The Cristal, built in 1980, is owned and operated by the Cyprus-based Louis Cruises, which operates largely in the Mediterranean. Cuba Cruise was founded in January by cruise businessman Dougald Wells.

Several previous attempts to establish Cuba as a regular cruise destination have failed, in large part because of economic sanctions by the United States, which forbids U.S. tourism in Cuba and bars any ship that docks at Cuban ports from entering the U.S. for six months thereafter. The U.S. and Canada are the source of an estimated 70 percent of Caribbean cruise passengers, and most cruise ships plying Caribbean waters are based in South Florida.

Asked if Cuba Cruise would allow U.S. tourists to board the ship in Jamaica, Melissa Medeiro, media coordinator for Bannikin Travel and Tourism, a Canadian consultancy representing the company, said it was not up to Cuba Cruise to check on passengers.

"We encourage everyone to check with their local authorities," Medeiro said. "But Cuba does not impose any restrictions (on U.S. tourists), and Cuba Cruise does not discriminate against any nationality boarding the ship."

After decades of rejecting mass tourism, Cuba began opening its doors in the early 1990s, following the collapse of the Soviet Union and its massive subsidies to the island's communist government.

Spain's Sol Melia company launched one attempt in 1996, using the 840-passenger Melia-Don Juan for sailings from Cienfuegos on the south-central coast. The ship's Cuba itineraries appear to have stopped in late 1997.

The Russian-operated cruise ship Adriana, capable of carrying up to 300 passengers, sailed around the island at least four times in 2011. On one stop in Santiago, it disembarked 62 passengers, according to a Cuban news media report. There has been no mention of further dockings since then.

The 54,000-ton Thomson Dreams, capable of carrying up to 1,132 passengers, has made several ports of call in Havana in recent years with mostly British and other European passengers.
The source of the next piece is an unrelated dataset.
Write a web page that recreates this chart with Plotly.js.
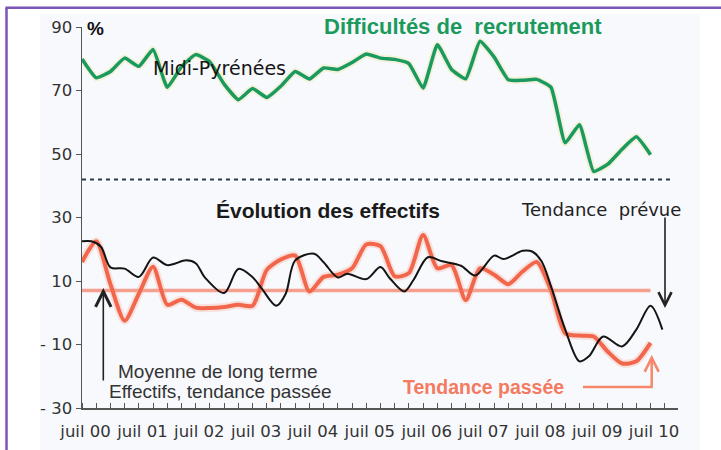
<!DOCTYPE html>
<html><head><meta charset="utf-8">
<script src="https://cdn.plot.ly/plotly-3.0.1.min.js"></script>
<style>html,body{margin:0;padding:0;background:#fff;}#chart{width:721px;height:450px;}</style>
</head><body><div id="chart"></div>
<script>
// x positions are months counted from the first quarterly observation (mid-2000)
const quarterMonths = [0,3,6,9,12,15,18,21,24,27,30,33,36,39,42,45,48,51,54,57,60,63,66,69,72,75,78,81,84,87,90,93,96,99,102,105,108,111,114,117,120];

// Difficultés de recrutement, Midi-Pyrénées (%)
const difficultes = [79.9,74,76,80.2,77.6,82.9,71,77.5,81.3,79,72,67.1,70.6,67.8,71.4,76,73.6,77.1,76.6,78.8,81.5,80.2,79.8,78.5,70.8,84.4,76.6,73.7,85.5,80.5,73.4,73.2,73.5,71,53.5,59.2,44.5,46.8,51.5,55.4,49.8];

// Évolution des effectifs : tendance passée (%)
const tendancePassee = [16,22.5,9,-2.5,6,14.5,2.5,4.1,1.6,1.5,1.8,2.5,2.2,13.5,16.8,18,6.7,11.3,12,14,21.5,21,11.5,12.5,24.5,14,15,4,14,12,9,13,16,7,-6.5,-7.2,-7.5,-12.3,-16,-15.3,-9.5];

// Évolution des effectifs : tendance prévue (%)
const prevueMonths = [0,2,4,6,9,12,15,18,22,24,26,30,33,36,38,41,43,45,49,51,54,56,60,63,65,68,70,73,76,80,83,87,89,93,95,97,99,102,105,107,110,114,117,120,122.5];
const tendancePrevue = [22.5,22.5,20.8,14.3,13.9,11.3,17.4,15,16.5,15.6,11,6.2,13.8,11.2,7.5,2.2,6,16.5,18.6,15.9,11.1,12.3,10.6,14.4,10.8,6.7,10.4,17.5,16.2,14.8,11.7,18,16.9,19.5,19.3,16.2,8.3,-5.3,-15.3,-13.7,-7.5,-10.6,-5.3,2.2,-5.3];

// Moyenne de long terme and reference dashed level
const moyenneLongTerme = 7;
const niveauPointille = 42;
const moyenneSpan = [0,120];
const pointilleSpan = [0,124.8];

// Axis labels
const yTickVals = [-30,-10,10,30,50,70,90];
const yTickText = ['- 30','- 10','10','30','50','70','90'];
const xTickVals = [0.75,12.75,24.75,36.75,48.75,60.75,72.75,84.75,96.75,108.75,120.75];
const xTickText = ['juil 00','juil 01','juil 02','juil 03','juil 04','juil 05','juil 06','juil 07','juil 08','juil 09','juil 10'];

const GREEN = '#1a9960', RED = '#f2674c', SALMON = 'rgba(244,130,105,0.75)';

const traces = [
  {x: moyenneSpan, y: moyenneSpan.map(()=>moyenneLongTerme), mode:'lines', line:{color:SALMON, width:3.5}},
  {x: pointilleSpan, y: pointilleSpan.map(()=>niveauPointille), mode:'lines', line:{color:'#2e3a4a', width:2, dash:'4px,4px'}},
  {x: quarterMonths, y: difficultes, mode:'lines', line:{color:'rgba(235,225,140,0.35)', width:7, shape:'spline', smoothing:0.4}},
  {x: quarterMonths, y: difficultes, mode:'lines', line:{color:GREEN, width:3.5, shape:'spline', smoothing:0.4}},
  {x: quarterMonths, y: tendancePassee, mode:'lines', line:{color:'rgba(248,170,150,0.3)', width:8, shape:'spline', smoothing:0.7}},
  {x: quarterMonths, y: tendancePassee, mode:'lines', line:{color:RED, width:4, shape:'spline', smoothing:0.7}},
  {x: prevueMonths, y: tendancePrevue, mode:'lines', line:{color:'#141414', width:2, shape:'spline', smoothing:0.9}}
];

// paper-coordinate helpers for decorations
const L=82, R=678, T=27.3, B=408.3;
const px = v => (v-L)/(R-L);
const py = v => (B-v)/(B-T);

const tickFont = {family:'DejaVu Sans, Liberation Sans, sans-serif', size:16.5, color:'#333'};

function label(x, y, text, font){
  return {xref:'paper', yref:'paper', x:px(x), y:py(y), xanchor:'center', yanchor:'middle', text:text, showarrow:false, font:font};
}
function arrow(x, y, ay, size, width, color){
  return {xref:'paper', yref:'paper', x:px(x), y:py(y), text:'', showarrow:true, ax:0, ay:ay, arrowhead:5, arrowsize:size, arrowwidth:width, arrowcolor:color, standoff:0};
}

const layout = {
  width:721, height:450,
  margin:{l:82, r:43, t:27, b:42, pad:0},
  paper_bgcolor:'#ffffff', plot_bgcolor:'rgba(0,0,0,0)',
  showlegend:false, hovermode:false,
  xaxis:{range:[0,125.8], showgrid:false, zeroline:false, showline:true, linecolor:'#555', linewidth:1.5,
    tickmode:'array', tickvals:xTickVals, ticktext:xTickText, ticks:'', tickfont:tickFont, ticklabelstandoff:8,
    minor:{tickmode:'linear', tick0:0, dtick:3, ticks:'inside', ticklen:5, tickcolor:'#555', tickwidth:1, showgrid:false}},
  yaxis:{range:[-30,90], showgrid:false, zeroline:false, showline:true, linecolor:'#555', linewidth:1.5,
    tickmode:'array', tickvals:yTickVals, ticktext:yTickText, ticks:'outside', ticklen:5, tickcolor:'#555',
    tickfont:tickFont},
  shapes:[
    {type:'rect', xref:'paper', yref:'paper', x0:px(40), x1:px(700), y0:py(452), y1:py(14), fillcolor:'#f8f9fd', line:{width:0}, layer:'below'},
    {type:'line', xref:'paper', yref:'paper', x0:px(5.5), x1:px(722), y0:py(8), y1:py(8), line:{color:'#7b55b5', width:2.5}},
    {type:'line', xref:'paper', yref:'paper', x0:px(6.5), x1:px(6.5), y0:py(8), y1:py(452), line:{color:'#7b55b5', width:2.5}},
    {type:'line', xref:'paper', yref:'paper', x0:px(583), x1:px(652.8), y0:py(387.3), y1:py(387.3), line:{color:'#f4876c', width:2.5}}
  ],
  annotations:[
    label(95, 29, '<b>%</b>', {family:'Liberation Sans, Arial, sans-serif', size:19, color:'#111'}),
    label(463, 27, '<b>Difficultés de\u00a0 recrutement</b>', {family:'Liberation Sans, Arial, sans-serif', size:22, color:'#1b9a5b'}),
    label(219.5, 68, 'Midi-Pyrénées', {family:'DejaVu Sans, sans-serif', size:19, color:'#151515'}),
    label(327.5, 210.5, '<b>Évolution des effectifs</b>', {family:'Liberation Sans, Arial, sans-serif', size:21, color:'#1a1a1a'}),
    label(601, 210, 'Tendance\u00a0 prévue', {family:'DejaVu Sans, sans-serif', size:18, color:'#222'}),
    label(218, 372, 'Moyenne de long terme', {family:'Liberation Sans, Arial, sans-serif', size:19, color:'#333'}),
    label(220.5, 391.5, 'Effectifs, tendance passée', {family:'Liberation Sans, Arial, sans-serif', size:19, color:'#333'}),
    label(483.5, 387, '<b>Tendance passée</b>', {family:'Liberation Sans, Arial, sans-serif', size:19.5, color:'#f47a60'}),
    arrow(103.3, 288.3, 94, 1.9, 1.6, '#222'),
    arrow(665, 308.3, -92, 1.6, 1.6, '#222'),
    arrow(651.7, 355, 33, 1.1, 2.5, '#f4876c')
  ]
};

Plotly.newPlot('chart', traces, layout, {staticPlot:true, displayModeBar:false});
</script></body></html>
Cuba's cruise tourism business peaked in 2005 with 122 ships reportedly delivering 102,440 visitors _ an average of 840 per ship. But it has been in steady decline since then, according to the National Office for Statistics.

The office reported 30,000 cruise ship arrivals in 2006, 7,000 in 2007, 5,000 in 2008, 4,000 in 2009, 2000 in 2010, and a mere 1,000 in 2011.

Cuban officials have never explained the plunge in cruise arrivals. But Fidel Castro's comments in 2005 that cruise visitors spent little and left behind "rubbish, empty cans and paper" may have made Cuban officials less interested in dealing with cruise lines.

Jose Antonio Lopez, then-general manager of the state company that runs the country's four cruise terminals, told the Reuters news agency in 2008 that Cuba has the port capacity to receive 1 million cruise ship passengers and 600 ships a year. Havana alone can dock several ships of up to 70,000 tons, he added.

U.S. cruise industry officials have estimated it could take at least four years to update Cuba's ports so they can handle today's 150,000-plus-ton mega-cruise ships. The world's largest cruise ship, Royal Caribbean's Allure of the Seas, weighs in at 225,000 tons and carries up to 5,400 passengers.